Tuesday, February 20

Bangladesh: The Way Forward

Okay, I admit it: I'm no expert on Bangladeshi politics. I do know that elections have been postponed, that there is a military coup going on, and today I read that that Nobel Peace Prize winner (I forget his name) has thrown his hat into the ring currently occupied by both Islamic and secular "extremists". But other than that I don't really have an interest; I was here to support a friend who was chairing this debate between "Secular Fundamentalism and Political Islam". On the panel were Asif Saleh (founder of Drishtipat), Omar Faruk, Niaz Alam and some other guy I forget the name of (and hopefully someone will fill me in).

That's not to say that it didn't turn out to be interesting anyway.

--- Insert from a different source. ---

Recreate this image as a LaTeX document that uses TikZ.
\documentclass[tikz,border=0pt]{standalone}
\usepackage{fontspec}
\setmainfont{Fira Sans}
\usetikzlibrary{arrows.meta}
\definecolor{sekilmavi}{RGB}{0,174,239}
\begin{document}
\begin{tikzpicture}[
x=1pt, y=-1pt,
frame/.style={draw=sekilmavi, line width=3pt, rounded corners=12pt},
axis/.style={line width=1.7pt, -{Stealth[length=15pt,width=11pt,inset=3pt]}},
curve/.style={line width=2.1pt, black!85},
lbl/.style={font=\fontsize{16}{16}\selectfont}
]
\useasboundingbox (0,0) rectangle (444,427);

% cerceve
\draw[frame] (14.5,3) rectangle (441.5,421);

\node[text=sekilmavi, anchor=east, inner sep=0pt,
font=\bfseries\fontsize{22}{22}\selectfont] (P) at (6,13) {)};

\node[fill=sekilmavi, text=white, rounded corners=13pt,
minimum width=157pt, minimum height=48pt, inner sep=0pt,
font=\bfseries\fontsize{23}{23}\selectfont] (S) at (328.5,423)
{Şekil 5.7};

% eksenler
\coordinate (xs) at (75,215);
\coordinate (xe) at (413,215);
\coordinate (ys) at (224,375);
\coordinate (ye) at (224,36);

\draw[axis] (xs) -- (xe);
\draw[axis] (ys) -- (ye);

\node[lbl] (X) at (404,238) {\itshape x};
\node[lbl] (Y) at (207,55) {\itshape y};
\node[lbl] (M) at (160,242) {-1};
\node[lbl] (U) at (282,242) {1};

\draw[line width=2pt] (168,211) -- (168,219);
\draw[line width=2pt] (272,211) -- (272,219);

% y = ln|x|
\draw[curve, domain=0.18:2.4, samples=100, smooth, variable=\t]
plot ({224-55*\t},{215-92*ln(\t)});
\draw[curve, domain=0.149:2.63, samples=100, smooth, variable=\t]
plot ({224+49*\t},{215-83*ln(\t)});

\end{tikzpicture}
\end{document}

Quite a bit washed over my head as names and events specific to the situation were being discussed, and the Question Time format meant that the debate started off in a timid fashion as the audience warmed up. But things soon turned more interesting once the debate was, quite deliberately, turned into one about Theocracy vs Democracy.

It was these abstract bits, which were more about Islamic rather than Bangladeshi politics, that I was able to relate to. Sure, most of it went down the same well trodden and predictable route ("Theocracies repress women", "Democracy has clearly failed" etc), but there were some constructive (if a bit patronising) ideas being floated too: Bangladesh was young and these were just teething problems, Jamaat-e-Islami was perhaps the most democratic party over there and possibly how the current leadership was all Bangladesh deserved.

The panel was pretty good, if a bit agreeable and polite. I suspect it was the audience that let the debate down; the QT format expects much more than we managed to give, and so the people up there may not have been as exploited as they could have been.

I think that given another hour this event would have become much more exciting and constructive. Still, as it stood it was pretty good and I ended up staying till the end; which was longer than I had planned to anyway.


  1. This comment has been removed by the author.

  2. Kamrun Hassan, who was very rudely treated by the moody chair.